In this chapter, DCM is intended as a primary disease of heart muscle. More than 60% of DCMs are proven to be familial diseases with identifiable genetic defects.3,4 Acquired disorders manifesting with the DCM phenotype, or DCM phenocopies (defined as environmentally induced phenotypes mimicking one usually produced by a specific genotype), are sporadic and are categorized as nongenetic DCM. This distinction is essential to separate genetic DCM from acquired, nongenetic, and potentially reversible phenotypes arising from protean causes. The therapeutic options for acquired DCM often differ from those for familial DCM (FDCM). Ischemic heart disease may manifest as, or evolve into, a DCM-like phenotype; it is discussed further in Chap. 43.
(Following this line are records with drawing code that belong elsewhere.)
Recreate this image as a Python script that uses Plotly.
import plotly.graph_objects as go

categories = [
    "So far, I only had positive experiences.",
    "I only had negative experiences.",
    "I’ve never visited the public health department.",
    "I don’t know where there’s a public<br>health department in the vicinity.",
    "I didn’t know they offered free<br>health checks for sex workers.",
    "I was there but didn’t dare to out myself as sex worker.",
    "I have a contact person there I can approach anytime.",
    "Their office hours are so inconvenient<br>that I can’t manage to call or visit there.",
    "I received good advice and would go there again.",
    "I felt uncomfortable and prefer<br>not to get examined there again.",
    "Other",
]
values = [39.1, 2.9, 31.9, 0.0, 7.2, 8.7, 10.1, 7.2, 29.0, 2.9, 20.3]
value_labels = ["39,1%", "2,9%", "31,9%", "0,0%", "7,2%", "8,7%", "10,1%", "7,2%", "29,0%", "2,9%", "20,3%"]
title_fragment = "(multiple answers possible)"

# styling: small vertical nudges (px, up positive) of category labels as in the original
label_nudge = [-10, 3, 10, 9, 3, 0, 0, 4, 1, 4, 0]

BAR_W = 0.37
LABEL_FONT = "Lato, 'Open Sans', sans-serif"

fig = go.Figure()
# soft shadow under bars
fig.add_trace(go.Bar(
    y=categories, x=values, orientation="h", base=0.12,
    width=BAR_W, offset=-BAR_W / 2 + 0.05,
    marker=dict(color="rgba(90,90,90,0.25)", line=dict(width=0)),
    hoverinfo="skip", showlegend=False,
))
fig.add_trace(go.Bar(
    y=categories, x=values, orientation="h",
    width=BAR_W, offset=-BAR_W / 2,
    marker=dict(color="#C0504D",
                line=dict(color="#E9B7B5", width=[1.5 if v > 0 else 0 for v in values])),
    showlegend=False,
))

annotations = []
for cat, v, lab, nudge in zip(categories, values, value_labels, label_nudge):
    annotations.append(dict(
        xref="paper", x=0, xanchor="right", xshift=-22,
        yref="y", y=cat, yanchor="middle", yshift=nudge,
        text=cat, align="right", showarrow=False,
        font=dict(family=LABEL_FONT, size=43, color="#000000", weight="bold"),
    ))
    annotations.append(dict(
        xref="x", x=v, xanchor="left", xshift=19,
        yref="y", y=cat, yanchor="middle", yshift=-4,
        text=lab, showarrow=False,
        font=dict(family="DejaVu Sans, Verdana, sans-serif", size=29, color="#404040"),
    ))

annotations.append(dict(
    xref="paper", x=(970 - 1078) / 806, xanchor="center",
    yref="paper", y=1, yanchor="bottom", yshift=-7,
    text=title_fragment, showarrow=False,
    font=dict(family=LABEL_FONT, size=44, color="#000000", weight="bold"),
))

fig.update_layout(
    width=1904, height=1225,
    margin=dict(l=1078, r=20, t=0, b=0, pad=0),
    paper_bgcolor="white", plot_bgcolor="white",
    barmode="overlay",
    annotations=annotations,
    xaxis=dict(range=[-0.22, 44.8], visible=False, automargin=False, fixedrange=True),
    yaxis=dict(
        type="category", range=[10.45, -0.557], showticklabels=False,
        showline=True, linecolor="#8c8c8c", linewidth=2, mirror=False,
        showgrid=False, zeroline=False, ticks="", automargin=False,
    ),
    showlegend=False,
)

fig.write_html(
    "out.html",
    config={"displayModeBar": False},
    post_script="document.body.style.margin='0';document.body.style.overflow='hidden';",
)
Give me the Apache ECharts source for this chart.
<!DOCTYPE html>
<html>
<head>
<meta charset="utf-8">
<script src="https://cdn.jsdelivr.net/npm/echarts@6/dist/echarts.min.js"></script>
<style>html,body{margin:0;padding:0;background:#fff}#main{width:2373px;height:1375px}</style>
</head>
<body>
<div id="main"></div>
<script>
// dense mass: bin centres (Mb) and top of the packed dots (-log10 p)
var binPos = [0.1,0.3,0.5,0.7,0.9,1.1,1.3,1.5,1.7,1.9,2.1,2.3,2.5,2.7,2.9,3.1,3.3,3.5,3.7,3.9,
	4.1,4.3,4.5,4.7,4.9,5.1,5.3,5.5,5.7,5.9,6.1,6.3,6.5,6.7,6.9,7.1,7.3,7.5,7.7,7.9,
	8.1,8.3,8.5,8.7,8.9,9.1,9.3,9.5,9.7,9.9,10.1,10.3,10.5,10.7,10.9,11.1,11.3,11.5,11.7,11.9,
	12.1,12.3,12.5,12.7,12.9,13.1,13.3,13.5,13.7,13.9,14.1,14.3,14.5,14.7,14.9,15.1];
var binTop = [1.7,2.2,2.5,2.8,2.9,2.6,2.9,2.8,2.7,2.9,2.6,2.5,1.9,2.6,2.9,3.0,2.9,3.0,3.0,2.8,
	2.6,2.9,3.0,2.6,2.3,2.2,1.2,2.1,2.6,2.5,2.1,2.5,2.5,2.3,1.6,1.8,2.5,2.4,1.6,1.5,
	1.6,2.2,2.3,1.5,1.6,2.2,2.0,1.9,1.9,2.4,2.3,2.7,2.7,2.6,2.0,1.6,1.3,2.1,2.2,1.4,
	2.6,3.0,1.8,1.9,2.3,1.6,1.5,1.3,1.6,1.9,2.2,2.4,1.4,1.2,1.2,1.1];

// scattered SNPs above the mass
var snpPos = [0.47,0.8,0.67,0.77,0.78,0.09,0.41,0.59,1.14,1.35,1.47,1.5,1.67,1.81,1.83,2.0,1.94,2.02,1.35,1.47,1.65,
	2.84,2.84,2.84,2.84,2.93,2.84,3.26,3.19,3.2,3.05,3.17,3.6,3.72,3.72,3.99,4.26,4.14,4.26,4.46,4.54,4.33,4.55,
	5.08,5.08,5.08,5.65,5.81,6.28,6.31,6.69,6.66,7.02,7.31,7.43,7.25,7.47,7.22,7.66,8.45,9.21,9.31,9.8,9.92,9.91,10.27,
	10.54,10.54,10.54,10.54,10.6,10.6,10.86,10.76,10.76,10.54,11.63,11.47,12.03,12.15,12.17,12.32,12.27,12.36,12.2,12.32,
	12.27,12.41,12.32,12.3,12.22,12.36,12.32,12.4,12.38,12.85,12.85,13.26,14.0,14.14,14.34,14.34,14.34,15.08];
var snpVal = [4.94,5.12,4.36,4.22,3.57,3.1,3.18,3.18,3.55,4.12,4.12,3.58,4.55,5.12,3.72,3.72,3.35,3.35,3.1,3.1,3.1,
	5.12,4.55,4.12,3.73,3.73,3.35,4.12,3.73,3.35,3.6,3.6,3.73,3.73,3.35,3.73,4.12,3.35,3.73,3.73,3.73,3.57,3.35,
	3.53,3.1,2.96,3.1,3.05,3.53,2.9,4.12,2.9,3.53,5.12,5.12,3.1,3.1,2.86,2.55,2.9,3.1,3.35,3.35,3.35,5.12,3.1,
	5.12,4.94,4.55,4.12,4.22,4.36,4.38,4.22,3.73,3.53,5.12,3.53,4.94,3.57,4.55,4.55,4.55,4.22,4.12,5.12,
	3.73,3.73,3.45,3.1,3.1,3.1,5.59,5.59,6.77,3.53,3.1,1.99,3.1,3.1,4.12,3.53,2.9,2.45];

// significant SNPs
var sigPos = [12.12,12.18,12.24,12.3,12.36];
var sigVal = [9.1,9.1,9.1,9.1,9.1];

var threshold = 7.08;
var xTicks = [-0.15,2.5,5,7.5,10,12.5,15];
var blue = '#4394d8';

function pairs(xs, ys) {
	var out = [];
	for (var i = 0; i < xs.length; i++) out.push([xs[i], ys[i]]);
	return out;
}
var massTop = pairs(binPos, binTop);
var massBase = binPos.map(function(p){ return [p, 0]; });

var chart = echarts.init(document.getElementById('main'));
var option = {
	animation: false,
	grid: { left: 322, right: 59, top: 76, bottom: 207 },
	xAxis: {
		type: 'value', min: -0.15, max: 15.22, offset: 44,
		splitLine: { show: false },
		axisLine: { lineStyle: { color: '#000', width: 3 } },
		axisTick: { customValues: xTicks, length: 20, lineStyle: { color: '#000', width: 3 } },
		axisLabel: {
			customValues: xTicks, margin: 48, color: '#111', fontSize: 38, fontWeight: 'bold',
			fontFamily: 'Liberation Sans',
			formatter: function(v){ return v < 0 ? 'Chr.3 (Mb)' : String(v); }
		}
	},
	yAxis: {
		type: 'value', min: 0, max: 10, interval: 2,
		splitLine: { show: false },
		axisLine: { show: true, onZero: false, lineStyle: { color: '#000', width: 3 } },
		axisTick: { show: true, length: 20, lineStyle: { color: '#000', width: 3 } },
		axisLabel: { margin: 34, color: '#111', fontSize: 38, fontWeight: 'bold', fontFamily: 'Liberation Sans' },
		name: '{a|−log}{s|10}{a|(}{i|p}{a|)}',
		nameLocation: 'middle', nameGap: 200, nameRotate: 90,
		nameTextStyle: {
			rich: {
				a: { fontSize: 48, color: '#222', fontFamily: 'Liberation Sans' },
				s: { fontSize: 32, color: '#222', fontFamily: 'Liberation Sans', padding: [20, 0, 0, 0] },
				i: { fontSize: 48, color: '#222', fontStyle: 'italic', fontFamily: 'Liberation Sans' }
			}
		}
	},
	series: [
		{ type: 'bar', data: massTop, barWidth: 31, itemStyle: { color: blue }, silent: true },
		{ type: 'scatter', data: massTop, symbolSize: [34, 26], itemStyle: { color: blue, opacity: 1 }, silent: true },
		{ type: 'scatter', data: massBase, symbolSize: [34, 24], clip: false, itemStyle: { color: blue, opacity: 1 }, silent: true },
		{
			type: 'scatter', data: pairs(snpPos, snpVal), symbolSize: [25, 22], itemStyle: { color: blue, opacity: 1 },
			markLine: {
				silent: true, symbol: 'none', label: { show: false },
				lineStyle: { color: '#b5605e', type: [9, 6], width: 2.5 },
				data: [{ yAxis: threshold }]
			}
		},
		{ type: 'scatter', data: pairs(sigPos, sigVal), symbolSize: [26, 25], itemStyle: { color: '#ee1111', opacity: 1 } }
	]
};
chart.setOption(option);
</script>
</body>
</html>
In its descriptive definition, DCM represents the end phenotype of heart muscle damage induced by different causes; the disease mechanisms are increasingly being identified by the implementation of molecular and genetic assays for patients and families, high-resolution and functional imaging, and novel biomarkers. In this end stage, most DCMs look phenotypically alike (Fig. 58–1). Intermediate phenotypes are manifest by borderline, persistent LV dilation and/or dysfunction and may present with arrhythmias and/or conduction disease, now recognized as “early DCM.”5 In genotyped families, the preclinical phase of the disease can be diagnosed in phenotypically healthy, but genetically affected, relatives of probands with DCM. Therefore, DCM can be grouped mechanistically as genetic and nongenetic.

FIGURE 58–1.

Phenotypically similar dilated cardiomyopathy (DCM) caused by defects in different genes: precise description by MOGE(S) nosology system. The figure shows three different examples of DCM; although the clinical diagnosis is the same, the diseases are different. In the MOGE(S) notation, M describes the morphofunctional phenotype (hypertrophic cardiomyopathy, DCM, restrictive cardiomyopathy, arrhythmogenic right ventricular cardiomyopathy) as defined in current guidelines,1 eventually adding key markers such as atrioventricular block; O describes the organs affected in the given patient (eg, Heart, Skeletal muscle, Auditory, ocular systems); G defines whether a cardiomyopathy is genetic or not and includes information on the pattern of inheritance (autosomal dominant, autosomal recessive, X-linked, matrilineal)3; E is the precision diagnostic descriptor and specifies the cause and, in case of genetic diseases, the disease gene(s) and the mutation(s); and S includes New York Heart Association functional class and American Heart Association stage. The practical use is supported by a free app at (see Chap. 57).